Now this account is largely true, but there’s something in its tone we ought to reject. I’m not going to lecture anyone about their choices and their options when they weren’t born with the chances I was given. At the same time, however, isn’t it a little insulting to call them children? And a little ideologically disturbing to account for their behavior with the neoliberal behavioral model of self-interest and profit-maximization, as if people were automata? Much as I won’t lecture the victims of our economic system on their choices when I’m not subjected to their pressures, neither am I willing to condescend to them by assuming that the exalted realms of moral choice available to me are not available to them. I’m not much of a believer in total systems or economic/ideological determinism. We here seem to have escaped many of the prejudices that ought to be ours by virtue of our class. If, as Emily Dickinson said, “The brain is wider than the sky,” then surely it is wider than capitalism. This is probably insufficiently theoretical, but then I’ve heard a lot of people who never read much at all overcome false consciousness. Education makes a difference, to be sure, but there is no direct correspondence between moral choice and education.
I overheard a conversation on a bus last summer between two men, one about twenty years older than the other, perhaps co-workers or relatives. They were arguing about whether or not the U.S. basketball team ought to boycott the Olympics because of Bush’s presidency. The younger man was in favor, the older man against. He said that the Olympics was bigger than who was president. Then they started arguing about whether or not they ought to feel sorry for the soldiers in Iraq (both men obviously were against the war). This time it was the older man who was more militant: “There’s nobody over there for free.” He seemed to think they had made their choice and had to live with it and didn’t really warrant our pity.
I recall this conversation because it was really the first time I had notice anyone express that unsentimental assessment of the troops. He was talking about them like they were people who had choices and the brains to make them. He was talking about them like they were adults. Are we so smart that we should do any different? Perhaps it shows more respect for a soldier to spit on him than to pity him.
The military is failing to meet its recruiting goals. People are saying no. Maybe they’re merely self-interested and maybe not—does self-interest ever exhaust explanations for behavior?—but in any case they’re wise to what’s going on. I dedicate this poem, culled from The Vintage Book of Dissent, to all those people, certainly not my children:
‘Fight? What for?’I am ‘wanted to go in the army.’
Well, what would they give me to do?
‘You’ll have to be killing your brothers
If one of them doesn’t kill you.’I am ‘wanted to go in the army.’
Say, what is there in it for me?
‘You’d help to be saving your country
From brother-men over the sea.’My country? Who says I’ve a country?
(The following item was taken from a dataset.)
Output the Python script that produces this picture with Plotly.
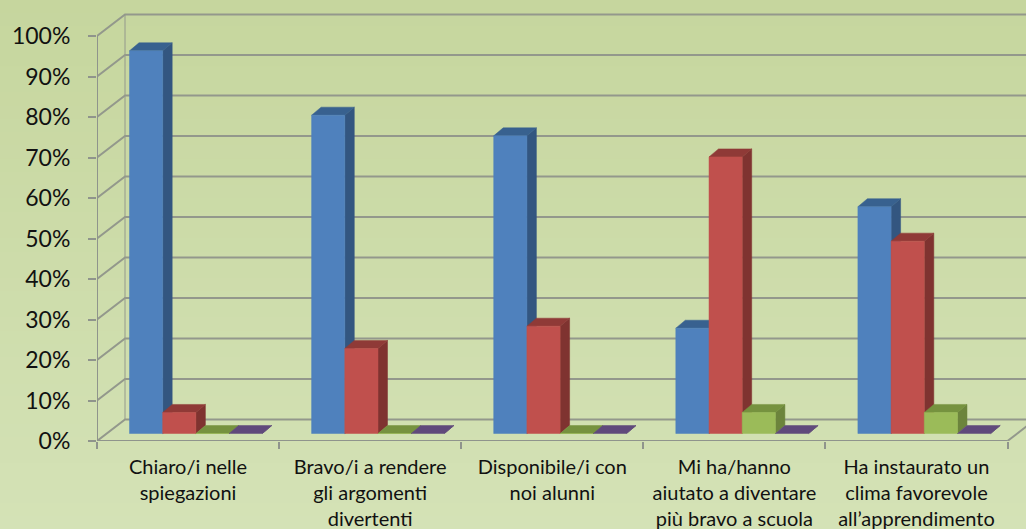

I live in another man’s flat
That hasn’t so much as a door-yard—
And why should I battle for that?I haven’t a lot nor a building,
No flower, no garden, nor tree.
The landlords have gobbled the country—
Let them do the fighting, not me.—Celia Whitehead, c.1900
This represents self-interest, I suppose, but it’s also the interests of the community, and of the brother-men over the sea; in other words, it’s solidarity. It’s intelligent and no more than we should expect from adults.

(tin hat firmly in place) It's too bad Kerry is too politically entrenched now to genuinely reflect on reaching out to Veterans with the properly respectful lack of pity. Indeed, who is?
Reminds me, though just a bit, of the "Leaflet For Soldiers" poem by Judith Malina, which can be found in the rather hopelessly iconic (if also useful) Outlaw Bible of American Poetry (Alan Kaufman, 1999)
Posted by: Matt | June 04, 2005 at 04:18 PM
Boys and girls, literally, seems to be the solution. Get 'em while they're younger:
http://www.inthesetimes.com/site/main/article/2136/
Posted by: Matt | June 08, 2005 at 11:41 AM
Jesus. This is my favorite part:
Herman Barnett, director of Lavizzo's award-winning MSCC program, asks the public to give the students the benefit of the doubt. "They don't look at it as getting ready for the army," he says. "They're just doing it for entertainment and fun."
That's their answer to everything! No matter what we object to, it's just fun and entertaining. What? You say it's cruel and anti-humanistic? You just don't like fun!
Posted by: John | June 08, 2005 at 08:37 PM
http://limitedinc.blogspot.com/2005/06/starve-beast.html
Posted by: Matt | June 26, 2005 at 06:12 PM
Thanks for that. I went to that site LI linked with the info about local anti-recruitment efforts and of course there was nothing for where I'm at. Where am I? Only in Harrisburg PA, the state capital and the most significant urban center in hundreds of miles. I guess some politics can't make it to the capital.
Posted by: John | June 26, 2005 at 07:08 PM
John, that is the great thing about the internet. You can still get this information out, to a certain extent, just by publicizing those links. Surely there are bloggers and people in Harrisburg who can spread this around.
Use their own weapons. Those D.C. egghead/assholes depend on our weakness. But the truth is, we aren't really weak.
Posted by: rogergathman | June 26, 2005 at 08:36 PM
Thanks, Roger. You're right of course, and I will work those links into a post soon enough.